Stopping the Fed’s muni bond bailout before it ever happens

By Natalia Castro

State and local governments have not been fiscally responsible, and with a federal government bailout ready at any time they have not had to be. However, as the growing pension crisis looms, U.S. Rep. Brian Babin (R-Texas) has introduced legislation to prevent the Federal Reserve from bailing out these reckless states and increasing accountability across the board.

The size of the municipal bond market alone is $3.8 trillion. Meanwhile state and local pensions could be underfunded anywhere between $1.5 trillion and $5 trillion based on economic estimates.

Currently, under Section 14(2)(b)(1) of the Federal Reserve Act the Fed can purchase municipal bonds from state and local governments for periods of 6 months. If a state is unable to make payments to state pensions for example, this would allow the Fed to essentially take the debt from the state governments and bail them out of their situation.

So far, such a bailout has not been necessary. Still, the backstop allows states to remain fiscally inefficient rather than renegotiate the deals created. For example, when a state makes outrageous promises to workers in the form of defined benefit plans and cannot deliver, they may be hoping the Federal Reserve will simply provide the funds.

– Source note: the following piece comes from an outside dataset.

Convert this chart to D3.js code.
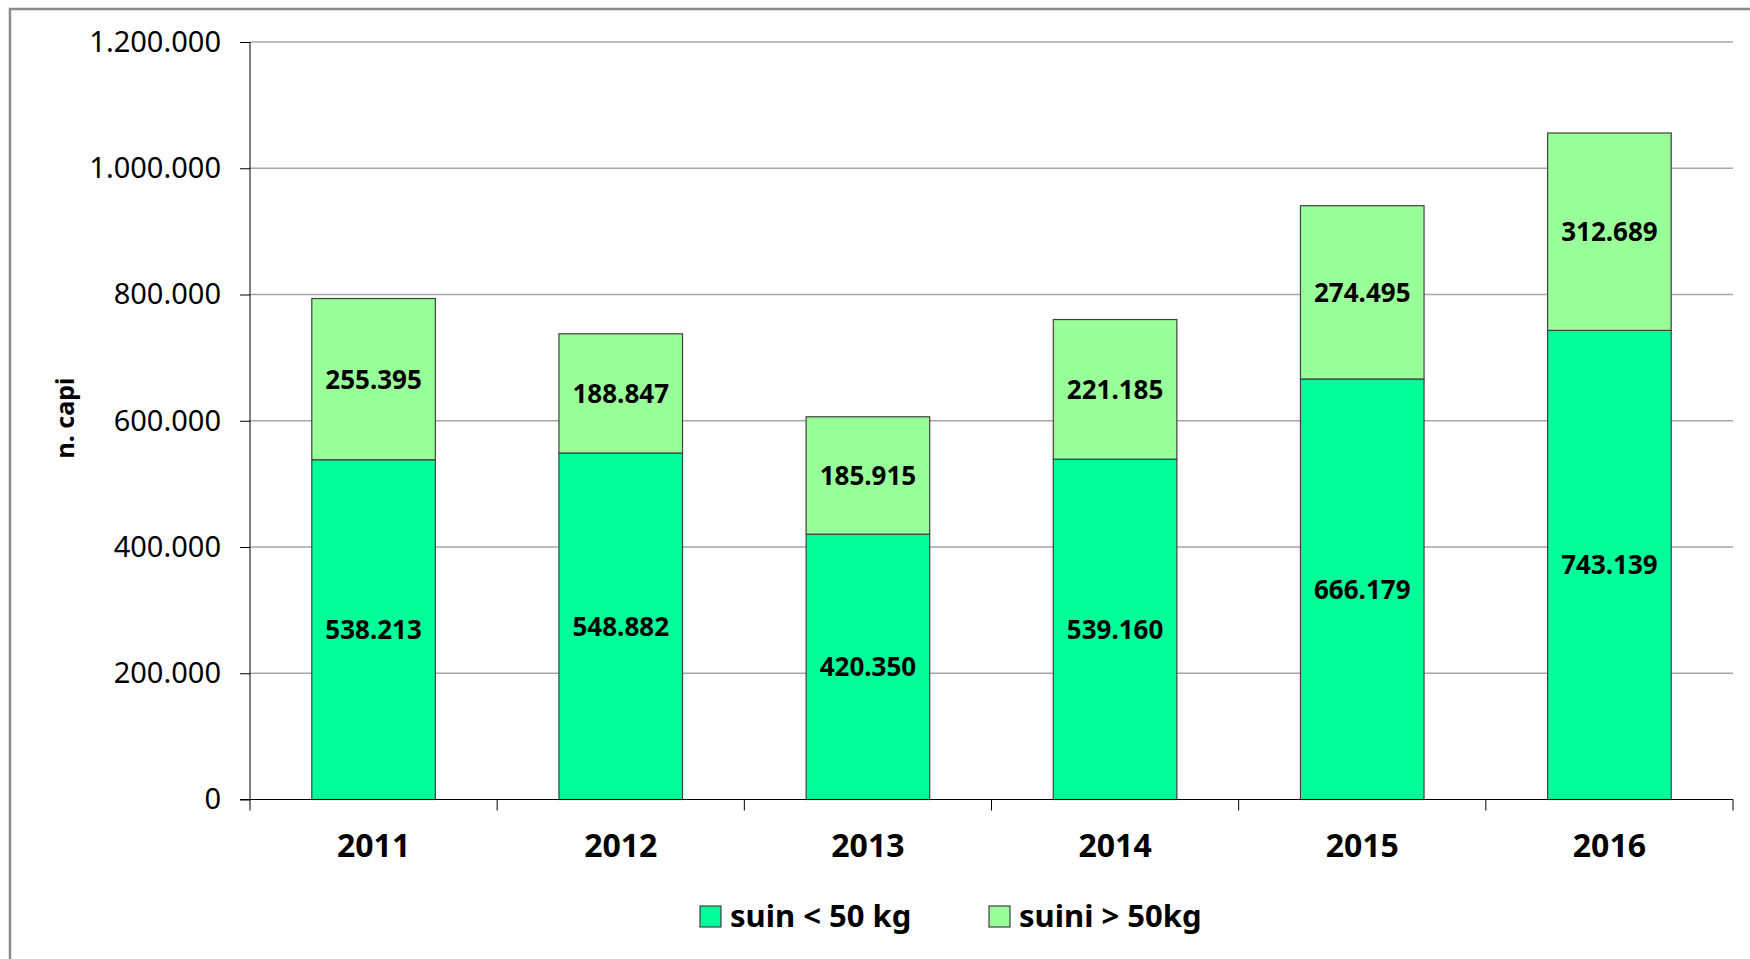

Representative Babin’s legislation solves this problem and stresses culpability. The State and Local Pensions Accountability and Security Act would prevent the Federal Reserve from providing “any loan, grant, or other form of financial assistance to a pension plan established or maintained by the government of any State or political subdivision…or to the government of any State or political unless such government, agency, or instrumentality certifies that the financial assistance will not be used, directly or indirectly, to fund such a pension plan.”

This would stop states from ever using the Fed as essentially a printing press to make up for bad policy, a practice which will become more relevant than ever as pension programs begin to fail at the municipal level.

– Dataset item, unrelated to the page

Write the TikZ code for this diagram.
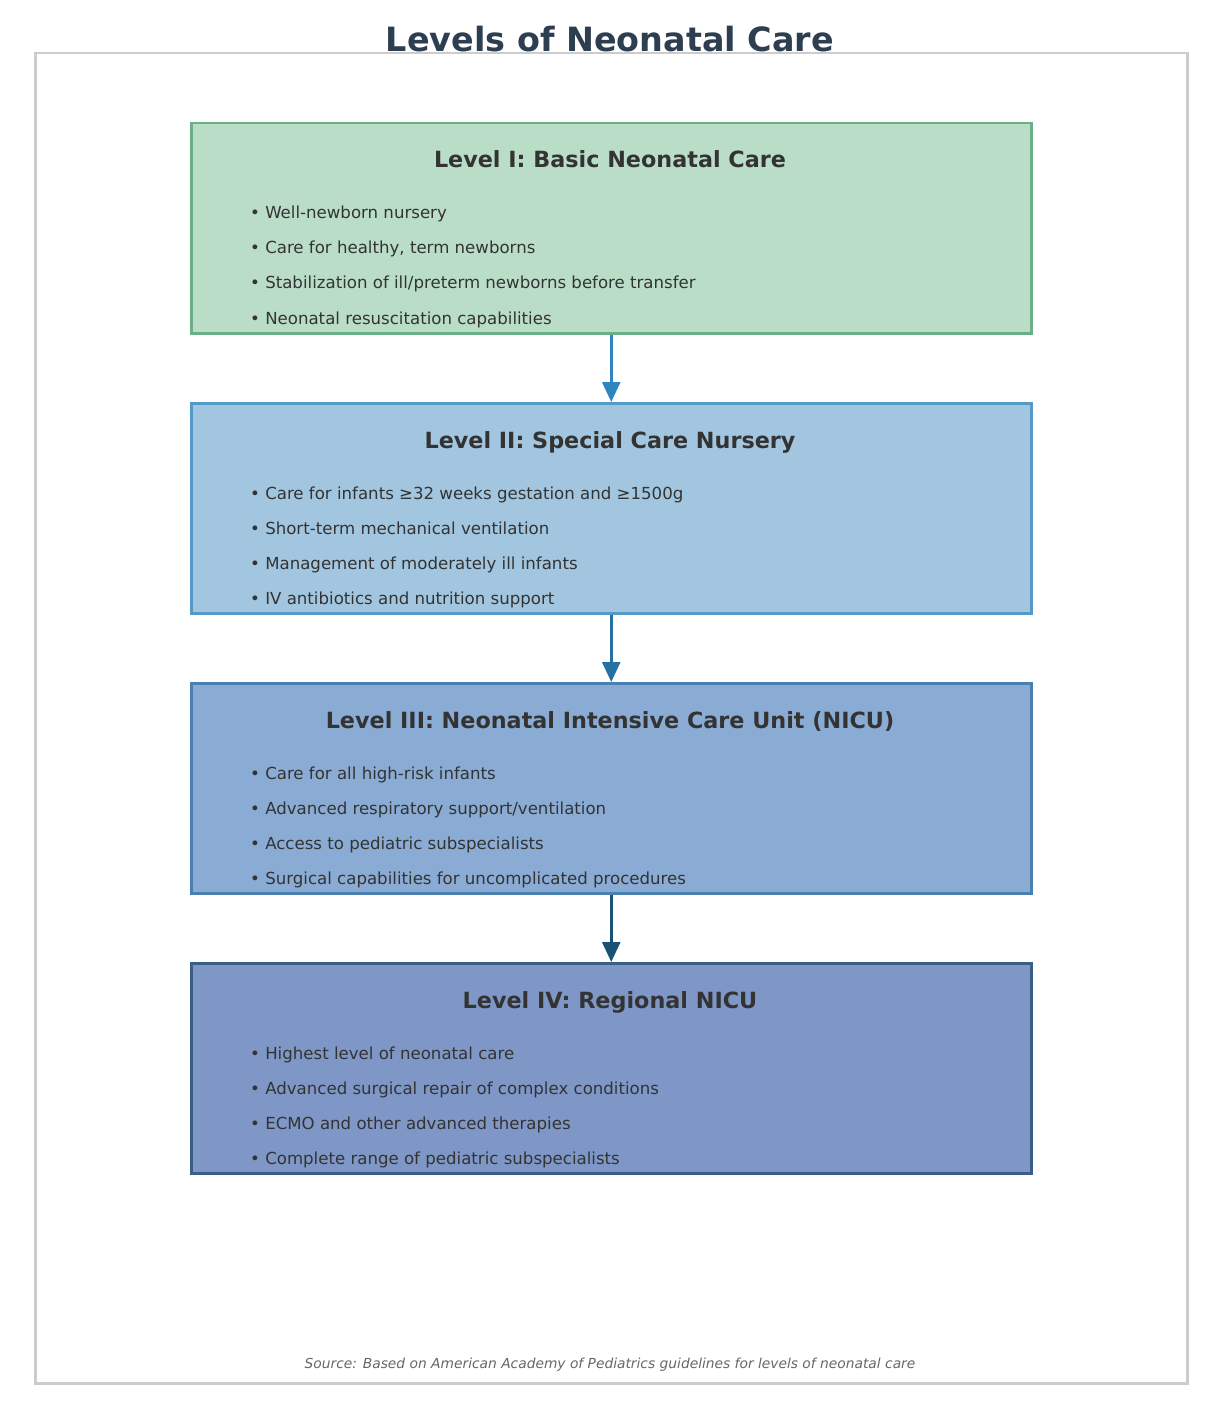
\documentclass[tikz,border=0pt]{standalone}
\usepackage{fontspec}
\setmainfont{DejaVu Sans}
\usetikzlibrary{arrows.meta}
\definecolor{titlec}{HTML}{2C3E50}
\definecolor{txtc}{HTML}{333333}
\definecolor{framec}{HTML}{CCCCCC}
\definecolor{fillA}{HTML}{BADDC8}
\definecolor{drawA}{HTML}{6AB087}
\definecolor{fillB}{HTML}{A2C6DF}
\definecolor{drawB}{HTML}{5499C7}
\definecolor{fillC}{HTML}{8AABD3}
\definecolor{drawC}{HTML}{4A80B0}
\definecolor{fillD}{HTML}{7E97C7}
\definecolor{drawD}{HTML}{3A5F87}
\definecolor{arrA}{HTML}{2E86C1}
\definecolor{arrB}{HTML}{2471A3}
\definecolor{arrC}{HTML}{1A5276}
\begin{document}
\begin{tikzpicture}[x=1pt,y=-1pt,
  levelbox/.style={draw, line width=2.5pt, minimum width=840pt, minimum height=210pt, inner sep=0pt, anchor=north west},
  boxtitle/.style={font=\fontsize{22.3}{26}\selectfont\bfseries, text=txtc, anchor=center, text height=17pt, text depth=5pt, inner sep=0pt},
  bullet/.style={font=\fontsize{16.6}{20}\selectfont, text=txtc, anchor=west, inner sep=0pt, text height=12pt, text depth=4pt},
  flow/.style={line width=2.5pt, -{Triangle[length=20pt,width=18pt]}}]
\useasboundingbox (0,0) rectangle (1220,1420);
\node[draw=framec, line width=2.5pt, minimum width=1152pt, minimum height=1330pt, inner sep=0pt, anchor=north west] (frame) at (34,52) {};
\node[font=\fontsize{33.4}{38}\selectfont\bfseries, text=titlec, anchor=base] (title) at (610,52) {Levels of Neonatal Care};

% Level I
\node[levelbox, fill=fillA, draw=drawA] (l1) at (190,122) {};
\node[boxtitle] (t1) at (610,162) {Level I: Basic Neonatal Care};
\node[bullet] (b11) at (250,215) {• Well-newborn nursery};
\node[bullet] (b12) at (250,250) {• Care for healthy, term newborns};
\node[bullet] (b13) at (250,285) {• Stabilization of ill/preterm newborns before transfer};
\node[bullet] (b14) at (250,320) {• Neonatal resuscitation capabilities};

% Level II
\node[levelbox, fill=fillB, draw=drawB] (l2) at (190,402) {};
\node[boxtitle] (t2) at (610,442) {Level II: Special Care Nursery};
\node[bullet] (b21) at (250,495) {• Care for infants ≥32 weeks gestation and ≥1500g};
\node[bullet] (b22) at (250,530) {• Short-term mechanical ventilation};
\node[bullet] (b23) at (250,565) {• Management of moderately ill infants};
\node[bullet] (b24) at (250,600) {• IV antibiotics and nutrition support};

% Level III
\node[levelbox, fill=fillC, draw=drawC] (l3) at (190,682) {};
\node[boxtitle] (t3) at (610,722) {Level III: Neonatal Intensive Care Unit (NICU)};
\node[bullet] (b31) at (250,775) {• Care for all high-risk infants};
\node[bullet] (b32) at (250,810) {• Advanced respiratory support/ventilation};
\node[bullet] (b33) at (250,845) {• Access to pediatric subspecialists};
\node[bullet] (b34) at (250,880) {• Surgical capabilities for uncomplicated procedures};

% Level IV
\node[levelbox, fill=fillD, draw=drawD] (l4) at (190,962) {};
\node[boxtitle] (t4) at (610,1002) {Level IV: Regional NICU};
\node[bullet] (b41) at (250,1055) {• Highest level of neonatal care};
\node[bullet] (b42) at (250,1090) {• Advanced surgical repair of complex conditions};
\node[bullet] (b43) at (250,1125) {• ECMO and other advanced therapies};
\node[bullet] (b44) at (250,1160) {• Complete range of pediatric subspecialists};

\draw[flow, arrA] (l1.south) -- (l2.north);
\draw[flow, arrB] (l2.south) -- (l3.north);
\draw[flow, arrC] (l3.south) -- (l4.north);

\node[font=\fontsize{13.8}{17}\selectfont\itshape, text=black!60, anchor=center] (src) at (610,1365) {Source: Based on American Academy of Pediatrics guidelines for levels of neonatal care};
\end{tikzpicture}
\end{document}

Forbes.com contributor William Baldwin reported in Jan. 2016 that states across the country are increasingly unable to cover the costs of defined benefit plans. States such as Illinois, Alaska, California, and New Jersey all stand at substantial risk for default because the public employee pension plans they promised are simply too great to be sustainable in the system.

Also pressing on the system is slower economic growth and lower revenues to state and local government coffers.

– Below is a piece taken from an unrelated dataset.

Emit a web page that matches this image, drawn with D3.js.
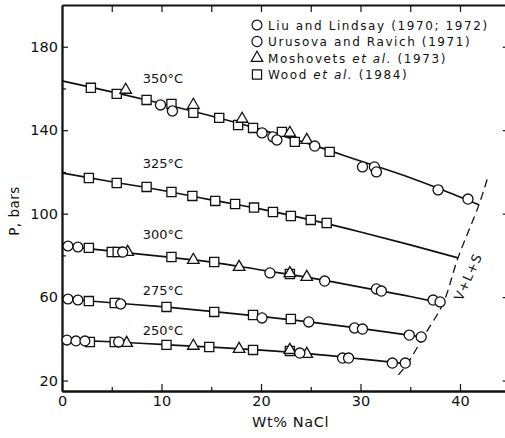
<!DOCTYPE html>
<html>
<head>
<meta charset="utf-8">
<script src="https://cdn.jsdelivr.net/npm/d3@7"></script>
<style>
  html, body { margin: 0; padding: 0; background: #fff; }
  svg { display: block; }
  text { font-family: "DejaVu Sans", sans-serif; fill: #111; }
</style>
</head>
<body>
<svg id="chart" width="505" height="438"></svg>
<script>
// ---- data: [temperature °C, wt% NaCl, P bars] ----
const liuLindsay = [
  [300, 0.6, 84.5], [300, 1.6, 84.0],
  [275, 0.6, 59.1], [275, 1.6, 58.6],
  [250, 0.5, 39.4], [250, 1.4, 39.0], [250, 2.3, 39.0]
];
const urusovaRavich = [
  [350, 9.9, 152.1], [350, 11.1, 149.2], [350, 20.1, 138.7], [350, 21.2, 136.8], [350, 21.6, 135.3],
  [350, 25.4, 132.4], [350, 30.2, 122.4], [350, 31.4, 122.4], [350, 31.6, 120.0], [350, 37.8, 111.4], [350, 40.8, 107.0],
  [300, 6.1, 81.6], [300, 20.9, 71.6], [300, 26.4, 67.7], [300, 31.6, 63.9], [300, 32.1, 62.9], [300, 37.3, 58.6], [300, 38.0, 57.7],
  [275, 5.9, 56.7], [275, 20.1, 50.0], [275, 24.8, 48.1], [275, 29.4, 45.2], [275, 30.2, 44.7], [275, 34.9, 41.8], [275, 36.1, 40.9],
  [250, 5.7, 38.5], [250, 23.9, 33.2], [250, 28.2, 30.8], [250, 28.8, 30.8], [250, 33.2, 28.4], [250, 34.5, 28.4]
];
const moshovets = [
  [350, 6.4, 159.3], [350, 13.2, 152.1], [350, 18.1, 145.4], [350, 22.9, 138.7], [350, 24.6, 135.3],
  [300, 6.6, 81.6], [300, 13.2, 77.8], [300, 17.8, 74.4], [300, 22.9, 71.4], [300, 24.6, 69.6],
  [250, 6.5, 38.0], [250, 13.2, 36.6], [250, 17.8, 35.1], [250, 22.9, 34.6], [250, 24.6, 32.7]
];
const wood = [
  [350, 2.9, 160.3], [350, 5.5, 157.4], [350, 8.5, 154.5], [350, 11.0, 152.6], [350, 13.2, 148.3], [350, 15.8, 145.9],
  [350, 17.7, 142.5], [350, 19.2, 141.1], [350, 22.1, 139.2], [350, 23.4, 134.4], [350, 26.9, 129.6],
  [325, 2.7, 117.1], [325, 5.5, 114.7], [325, 8.5, 112.8], [325, 11.0, 110.4], [325, 13.1, 108.5], [325, 15.4, 106.1],
  [325, 17.4, 104.6], [325, 19.3, 102.9], [325, 21.2, 100.8], [325, 23.0, 98.9], [325, 25.0, 97.0], [325, 26.6, 95.5],
  [300, 2.7, 83.6], [300, 5.0, 81.6], [300, 5.6, 81.6], [300, 11.0, 79.2], [300, 15.3, 76.8], [300, 22.9, 71.1],
  [275, 2.7, 58.1], [275, 5.3, 57.2], [275, 10.5, 55.3], [275, 15.3, 52.9], [275, 19.2, 51.4], [275, 23.0, 49.5],
  [250, 2.8, 38.5], [250, 5.3, 38.5], [250, 10.5, 37.1], [250, 14.8, 36.1], [250, 19.2, 34.7], [250, 22.9, 34.2]
];

// isotherm curves [wt%, P]
const curve350 = [[0,163.6],[5,158.4],[10,152.8],[15,146.8],[20,140.3],[25,133.2],[30,125.2],[35,117.2],[38,111.8],[41.9,104.2]];
const curve325 = [[0,119.5],[5,115.3],[10,111.2],[15,106.6],[20,102.2],[25,97.0],[30,91.2],[35,85.0],[39.8,78.8]];
const curve300 = [[0,84.5],[5,82.0],[10,79.5],[15,76.8],[20,73.0],[25,69.2],[30,64.8],[35,60.3],[38.3,57.0]];
const curve275 = [[0,59.2],[5,57.3],[10,55.4],[15,53.2],[20,50.8],[25,48.0],[30,45.0],[36.3,40.8]];
const curve250 = [[0,39.5],[5,38.6],[10,37.3],[15,36.0],[20,34.6],[25,32.8],[30,30.4],[34.7,28.0]];
const vlsCurve = [[33.8,22.7],[34.7,28.0],[36.3,40.8],[38.3,57.0],[39.8,78.8],[41.9,104.2],[42.8,117.5]];

const isothermLabels = ["350°C", "325°C", "300°C", "275°C", "250°C"];
const isothermLabelPos = [[10.15, 165.0], [10.15, 124.3], [10.15, 90.3], [10.15, 63.4], [10.15, 44.2]];

const xMajorTicks = [0, 10, 20, 30, 40];
const xMinorTicks = [5, 15, 25, 35];
const xTopTicks = [5, 10, 15, 20, 25, 30, 35, 40];
const yMajorTicks = [20, 60, 100, 140, 180];
const yMinorTicks = [40, 80, 120, 160];

const legendLabels = [
  ["Liu and Lindsay (1970; 1972)"],
  ["Urusova and Ravich (1971)"],
  ["Moshovets ", "et al.", " (1973)"],
  ["Wood ", "et al.", " (1984)"]
];

// ---- drawing ----
const svg = d3.select("#chart");
const x = d3.scaleLinear().domain([0, 45]).range([62, 509.75]);
const y = d3.scaleLinear().domain([15, 200]).range([391, 5]);

const axisStyle = g => {
  g.selectAll("path.domain").attr("stroke", "#111").attr("stroke-width", 1.8);
  g.selectAll(".tick line").attr("stroke", "#111").attr("stroke-width", 1.2);
  g.selectAll(".tick text").style("font-size", "14.5px").attr("fill", "#111");
};

// bottom axis
svg.append("g").attr("transform", "translate(0,391)")
  .call(d3.axisBottom(x).tickValues(xMajorTicks).tickSizeInner(-7).tickSizeOuter(0).tickPadding(5).tickFormat(d3.format("d")))
  .call(axisStyle);
svg.append("g").attr("transform", "translate(0,391)")
  .call(d3.axisBottom(x).tickValues(xMinorTicks).tickSizeInner(-4).tickSizeOuter(0).tickFormat(""))
  .call(axisStyle);
// top axis
svg.append("g").attr("transform", "translate(0,5)")
  .call(d3.axisTop(x).tickValues(xTopTicks).tickSizeInner(-7).tickSizeOuter(0).tickFormat(""))
  .call(axisStyle);
// left axis
svg.append("g").attr("transform", "translate(62,0)")
  .call(d3.axisLeft(y).tickValues(yMajorTicks).tickSizeInner(-6).tickSizeOuter(0).tickPadding(4).tickFormat(d3.format("d")))
  .call(axisStyle);
svg.append("g").attr("transform", "translate(62,0)")
  .call(d3.axisLeft(y).tickValues(yMinorTicks).tickSizeInner(-4).tickSizeOuter(0).tickFormat(""))
  .call(axisStyle);
// right axis
svg.append("g").attr("transform", `translate(${x(45)},0)`)
  .call(d3.axisRight(y).tickValues(yMajorTicks).tickSizeInner(-7).tickSizeOuter(0).tickFormat(""))
  .call(axisStyle);

// axis titles
svg.append("text").attr("x", 252).attr("y", 427).style("font-size", "14.5px").style("letter-spacing", "0.6px")
  .text("Wt% NaCl");
svg.append("text").attr("transform", "translate(19,211) rotate(-90)").attr("text-anchor", "middle")
  .style("font-size", "13.5px").style("letter-spacing", "0.5px").text("P, bars");

// isotherm lines
const line = d3.line().x(d => x(d[0])).y(d => y(d[1])).curve(d3.curveMonotoneX);
[curve350, curve325, curve300, curve275, curve250].forEach(c => {
  svg.append("path").datum(c).attr("d", line)
    .attr("fill", "none").attr("stroke", "#111").attr("stroke-width", 1.7);
});
// V+L+S boundary
const dline = d3.line().x(d => x(d[0])).y(d => y(d[1])).curve(d3.curveCatmullRom);
svg.append("path").datum(vlsCurve).attr("d", dline)
  .attr("fill", "none").attr("stroke", "#111").attr("stroke-width", 1.3).attr("stroke-dasharray", "8,5");

// isotherm labels
svg.selectAll("text.iso").data(isothermLabels).join("text").attr("class", "iso")
  .attr("x", (d, i) => x(isothermLabelPos[i][0])).attr("y", (d, i) => y(isothermLabelPos[i][1]) + 5)
  .attr("text-anchor", "middle").style("font-size", "13px").text(d => d);

// V+L+S label
const vp = [40.8, 69.6];
svg.append("text").attr("transform", `translate(${x(vp[0])},${y(vp[1])}) rotate(-66)`)
  .attr("text-anchor", "middle").attr("dy", "0.35em").style("font-size", "13px").style("letter-spacing", "0.8px")
  .text("V+L+S");

// markers
const symCircle = d3.symbol().type(d3.symbolCircle).size(76);
const symCircle2 = d3.symbol().type(d3.symbolCircle).size(80);
const symSquare = d3.symbol().type(d3.symbolSquare).size(84);
const symTri = d3.symbol().type(d3.symbolTriangle).size(58);
const drawSeries = (data, sym) => {
  svg.append("g").selectAll("path").data(data).join("path")
    .attr("transform", d => `translate(${x(d[1])},${y(d[2])})`)
    .attr("d", sym).attr("fill", "#fff").attr("stroke", "#111").attr("stroke-width", 1.3);
};
drawSeries(wood, symSquare);
drawSeries(moshovets, symTri);
drawSeries(liuLindsay, symCircle);
drawSeries(urusovaRavich, symCircle2);

// legend
const legSyms = [symCircle, symCircle2, symTri, symSquare];
const legG = svg.append("g");
legendLabels.forEach((parts, i) => {
  const cy = 25 + i * 16.5;
  legG.append("path").attr("transform", `translate(257,${cy})`).attr("d", legSyms[i])
    .attr("fill", "#fff").attr("stroke", "#111").attr("stroke-width", 1.2);
  const t = legG.append("text").attr("x", 268).attr("y", cy + 4.5)
    .style("font-size", "12px").style("letter-spacing", "1.6px");
  parts.forEach(p => {
    t.append("tspan").style("font-style", p === "et al." ? "italic" : "normal").text(p);
  });
});
</script>
</body>
</html>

If the burden of these failures were transferred to the Federal Reserve, they’ll get a free pass—and create a horrible precedent where the federal government would have to guarantee all government pensions for all time. Why would any state and local governments ever get their finances together? Section 14(2)(b)(1) of the Federal Reserve Act is a loophole that must be called.

Americans for Limited Government President Rick Manning explained a more practical solution to the pension crisis in his latest press release: “If states and cities cannot meet their pension obligations particularly in defined benefit plans, they need to renegotiate the commitments that have been made so they can be sustained over the long term, not turn to the Fed for bailouts. This is a critical fix that will incentivize states and cities to get their fiscal houses in order and warrants immediate consideration and passage in the House.”

In his own statemen, Babin cited the necessity of removing the federal bailout as an option for states. Babin explained, “Passage of our legislation will send a strong message to these state, municipal and local governments that they must get their own fiscal house in order by making the tough decisions to put these systems on sound footing.”

Ultimately, pensions are a state’s responsibility and the federal government cannot continue to enable states to make fiscally careless policy decision in the hopes of federal intervention. Babin’s legislation will force states to be accountable for their fiscal policy and should be met with serious consideration — and passage — in the House.

Natalia Castro is a contributing editor at Americans for Limited Government.